Only two days before his death, Prigozhin had posted his first video since the coup. Standing in desert camouflage and holding a rifle, he dropped heavy hints that the video was shot in Africa, where 6,000 Wagner Group mercenaries had resumed operations not long after the failed coup attempt. In the video, Prigozhin stated that “the temperature is 50+ [at least 122 degrees Fahrenheit] — everything as we like. The Wagner PMC makes Russia even greater on all continents and Africa — more free. Justice and happiness for the African people.”

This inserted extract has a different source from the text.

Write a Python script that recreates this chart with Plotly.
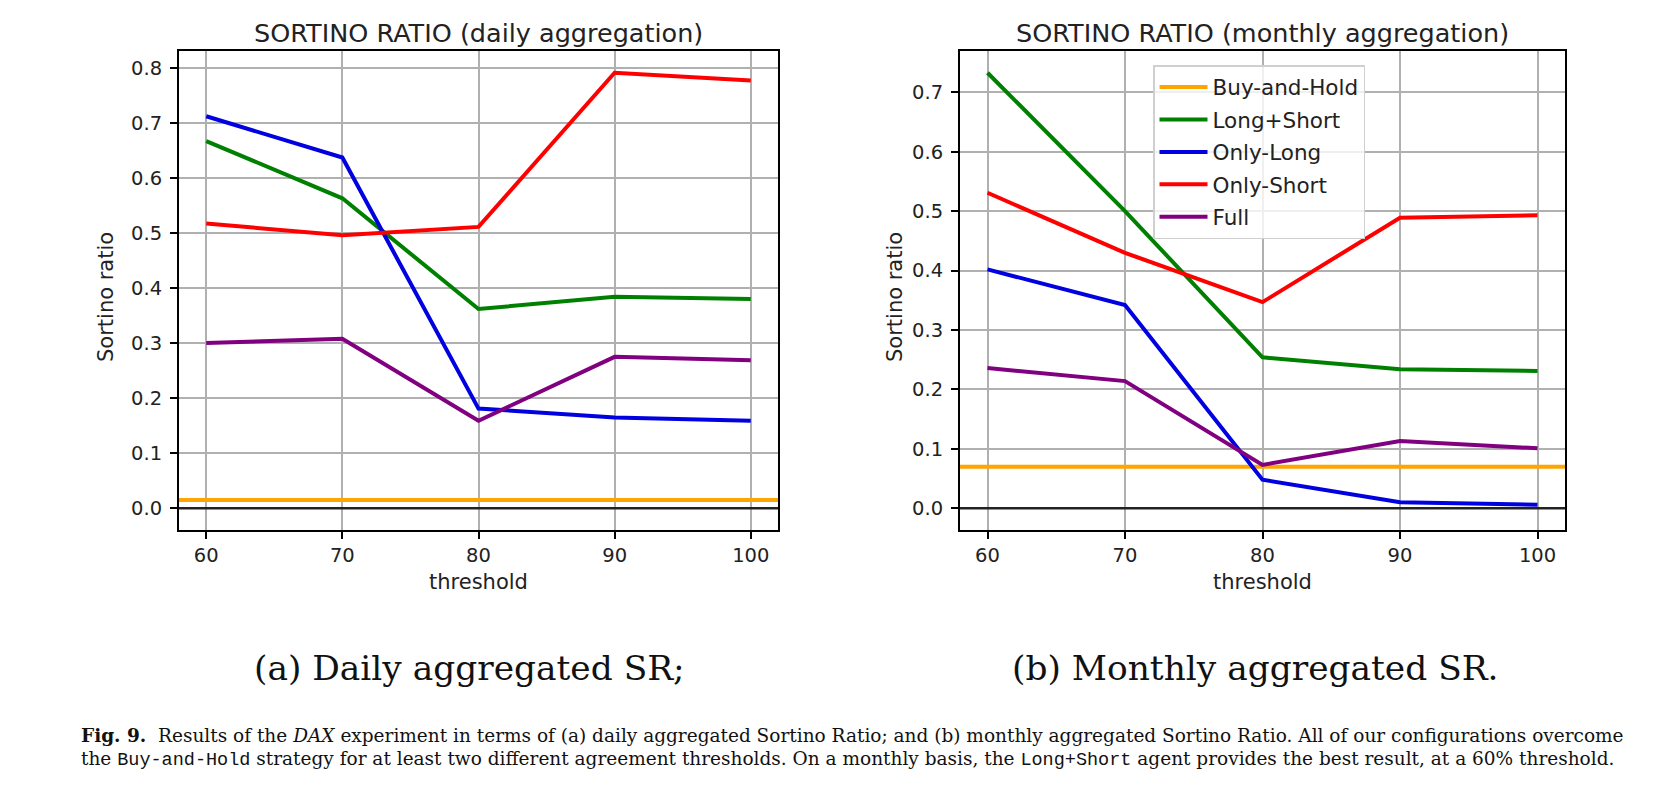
import plotly.graph_objects as go

# ---------------- data ----------------
THRESHOLDS = [60, 70, 80, 90, 100]
X_TICKS = [60, 70, 80, 90, 100]

DAILY_LONG_SHORT = [0.667, 0.563, 0.362, 0.384, 0.380]
DAILY_ONLY_LONG = [0.712, 0.637, 0.181, 0.165, 0.159]
DAILY_ONLY_SHORT = [0.517, 0.496, 0.511, 0.791, 0.777]
DAILY_FULL = [0.300, 0.308, 0.159, 0.275, 0.269]
DAILY_BUY_HOLD = 0.015

MONTHLY_LONG_SHORT = [0.733, 0.500, 0.254, 0.234, 0.231]
MONTHLY_ONLY_LONG = [0.402, 0.342, 0.048, 0.010, 0.006]
MONTHLY_ONLY_SHORT = [0.531, 0.430, 0.347, 0.489, 0.493]
MONTHLY_FULL = [0.236, 0.214, 0.073, 0.113, 0.101]
MONTHLY_BUY_HOLD = 0.070

ZERO = 0.0

SERIES_NAMES = ["Long+Short", "Only-Long", "Only-Short", "Full"]
SERIES_COLORS = ["#008000", "#0000e0", "#ff0000", "#800080"]
BH_NAME = "Buy-and-Hold"
BH_COLOR = "#ffa500"

TITLES = ["SORTINO RATIO (daily aggregation)", "SORTINO RATIO (monthly aggregation)"]
XLABEL = "threshold"
YLABEL = "Sortino ratio"
SUBCAPTIONS = ["(a) Daily aggregated SR;", "(b) Monthly aggregated SR."]
MONO = "font-family:'Liberation Mono', 'DejaVu Sans Mono', monospace"
CAPTION_1 = ("<b>Fig. 9.</b>  Results of the <i>DAX</i> experiment in terms of (a) daily aggregated "
             "Sortino Ratio; and (b) monthly aggregated Sortino Ratio. All of our configurations overcome")
CAPTION_2 = ("the <span style=\"" + MONO + "\">Buy-and-Hold</span> strategy for at least two different "
             "agreement thresholds. On a monthly basis, the <span style=\"" + MONO + "\">Long+Short</span> "
             "agent provides the best result, at a 60% threshold.")

# ---------------- layout geometry (page pixels, 1657x786 window) ----------------
PAGE_W, PAGE_H = 1657, 786
OFF = 8  # default body margin of the html page
W, H = PAGE_W - 2 * OFF, PAGE_H - 2 * OFF
PANELS = [
    dict(x0=179, x1=778),
    dict(x0=960, x1=1565),
]
Y_TOP, Y_BOT = 51, 530
LINE_W = 4


def px_x(p):
    return (p - OFF) / W


def px_y(p):
    return 1 - (p - OFF) / H


def auto_range(values, margin=0.05):
    lo, hi = min(values), max(values)
    span = hi - lo
    return [lo - margin * span, hi + margin * span]


fig = go.Figure()

datasets = [
    ([DAILY_LONG_SHORT, DAILY_ONLY_LONG, DAILY_ONLY_SHORT, DAILY_FULL], DAILY_BUY_HOLD),
    ([MONTHLY_LONG_SHORT, MONTHLY_ONLY_LONG, MONTHLY_ONLY_SHORT, MONTHLY_FULL], MONTHLY_BUY_HOLD),
]

FONT = "DejaVu Sans"
TICK_FONT = dict(family=FONT, size=19.5, color="#222222")

for i, (series, bh) in enumerate(datasets):
    xa = "x" if i == 0 else "x2"
    ya = "y" if i == 0 else "y2"
    all_vals = [v for s in series for v in s] + [bh, ZERO]
    yr = auto_range(all_vals)
    xr = auto_range(THRESHOLDS)

    # zero reference line spanning the whole axis
    fig.add_trace(go.Scatter(x=xr, y=[ZERO, ZERO], mode="lines", showlegend=False,
                             line=dict(color="#222222", width=2.5), xaxis=xa, yaxis=ya,
                             hoverinfo="skip", cliponaxis=False))
    # Buy-and-Hold constant line spanning the whole axis
    fig.add_trace(go.Scatter(x=xr, y=[bh, bh], mode="lines", name=BH_NAME,
                             line=dict(color=BH_COLOR, width=LINE_W), xaxis=xa, yaxis=ya,
                             showlegend=(i == 1), legendgroup=BH_NAME, cliponaxis=False))
    for name, vals, col in zip(SERIES_NAMES, series, SERIES_COLORS):
        fig.add_trace(go.Scatter(
            x=THRESHOLDS, y=vals, mode="lines", name=name,
            line=dict(color=col, width=LINE_W),
            xaxis=xa, yaxis=ya, showlegend=(i == 1), legendgroup=name,
        ))

    p = PANELS[i]
    axis_common = dict(
        showline=True, linecolor="black", linewidth=2, mirror=True,
        ticks="outside", ticklen=7, tickwidth=1.5, tickcolor="black",
        showgrid=True, gridcolor="#b0b0b0", gridwidth=1.5,
        zeroline=False, tickfont=TICK_FONT,
    )
    fig.update_layout(**{
        ("xaxis" if i == 0 else "xaxis2"): dict(
            domain=[px_x(p["x0"]), px_x(p["x1"])], range=xr, anchor=ya,
            tickvals=X_TICKS, **axis_common),
        ("yaxis" if i == 0 else "yaxis2"): dict(
            domain=[px_y(Y_BOT), px_y(Y_TOP)], range=yr, anchor=xa,
            dtick=0.1, tick0=0, tickformat=".1f", ticklabelstandoff=4, **axis_common),
    })

annotations = []
centers = [(p["x0"] + p["x1"]) / 2 for p in PANELS]
ylabel_x = [106, 895]
sub_x = [469, 1255]
for i in range(2):
    annotations.append(dict(text=TITLES[i], x=px_x(centers[i]), y=px_y(33), xref="paper", yref="paper",
                            showarrow=False, xanchor="center", yanchor="middle",
                            font=dict(family=FONT, size=25.5, color="#222222")))
    annotations.append(dict(text=XLABEL, x=px_x(centers[i]), y=px_y(582), xref="paper", yref="paper",
                            showarrow=False, xanchor="center", yanchor="middle",
                            font=dict(family=FONT, size=21, color="#222222")))
    annotations.append(dict(text=YLABEL, x=px_x(ylabel_x[i]), y=px_y(297),
                            xref="paper", yref="paper", textangle=-90,
                            showarrow=False, xanchor="center", yanchor="middle",
                            font=dict(family=FONT, size=21, color="#222222")))
    annotations.append(dict(text=SUBCAPTIONS[i], x=px_x(sub_x[i]), y=px_y(668), xref="paper", yref="paper",
                            showarrow=False, xanchor="center", yanchor="middle",
                            font=dict(family="DejaVu Serif", size=34.4, color="#111111")))

annotations.append(dict(text=CAPTION_1, x=px_x(79), y=px_y(735), xref="paper", yref="paper",
                        showarrow=False, xanchor="left", yanchor="middle",
                        font=dict(family="DejaVu Serif", size=18.5, color="#111111")))
annotations.append(dict(text=CAPTION_2, x=px_x(79), y=px_y(759), xref="paper", yref="paper",
                        showarrow=False, xanchor="left", yanchor="middle",
                        font=dict(family="DejaVu Serif", size=18.5, color="#111111")))

fig.update_layout(
    width=W, height=H, autosize=False,
    margin=dict(l=0, r=0, t=0, b=0),
    paper_bgcolor="white", plot_bgcolor="white",
    annotations=annotations,
    showlegend=True,
    legend=dict(
        x=px_x(1153), y=px_y(65), xanchor="left", yanchor="top",
        bgcolor="rgba(255,255,255,0.8)", bordercolor="#d0d0d0", borderwidth=1.5,
        font=dict(family=FONT, size=21.5, color="#222222"),
        itemwidth=48, tracegroupgap=1.5, traceorder="grouped",
    ),
)

fig.write_html("out.html")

He went on to say that the Wagner Group was recruiting fighters and that it would “fulfill the tasks that were set” and he even furnished a telephone number for those wishing to contact the group’s recruiters.

Putin has a reputation for acting upon the adage that revenge is best served cold. Nevertheless, the video may have been the immediate trigger that led to Prigozhin’s liquidation. The Wagner leader had asserted in late July that his group would pause recruitment efforts and focus on its African activities, as well as training and exercises in Belarus. In seeking new recruits, however, Prigozhin seemed to have reneged on his commitment, especially as it was not at all clear where those recruits might be deployed. That was not something that Putin was likely to tolerate.

Now that Prigozhin is gone, there remains some uncertainty as to whether the Russian military will completely absorb his forces, as had been anticipated in the coup’s immediate aftermath. Whether absorbed or not, the presence of the Wagner units in Belarus certainly supplements the Russian military presence there, and has intensified the security concerns of the country’s neighbors, NATO members Poland and Lithuania in particular. In this regard, it is noteworthy that on Tuesday the State Department urged American citizens to leave Belarus immediately.

The combination of Prigozhin’s death and Surovikin’s firing are certainly a message to Putin’s potential internal opponents that they should think twice before acting against him. Moreover, as long as Putin does remain in power, he is unlikely to bring a halt to what Russia continues to call its “special military operation” in Ukraine. It is therefore highly unfortunate that the Biden administration has not been able to control the flood of leaks criticizing Ukraine’s performance in its counteroffensive to retake territory it has lost to Russia. The source or sources of these leaks is unclear, but in the past such revelations have tended to come from senior officials.

The leaks seem to reflect an effort to convince Ukrainian president Volodymyr Zelensky to come to the negotiating table with Russia, thereby implicitly conceding the loss of some territory to Moscow. Unless the White House is itself behind these leaks — and it has denied that it is — the most meaningful way it can demonstrate its credibility is to continue to stand foursquare behind Zelensky’s refusal to negotiate; to maintain its vocal support for Ukraine’s ongoing fight for its freedom and independence; and to provide Kyiv the wherewithal to continue to do so.

Dov S. Zakheim is a senior adviser at the Center for Strategic and International Studies and vice chairman of the board for the Foreign Policy Research Institute. He was undersecretary of Defense (comptroller) and chief financial officer for the Department of Defense from 2001 to 2004 and a deputy undersecretary of Defense from 1985 to 1987.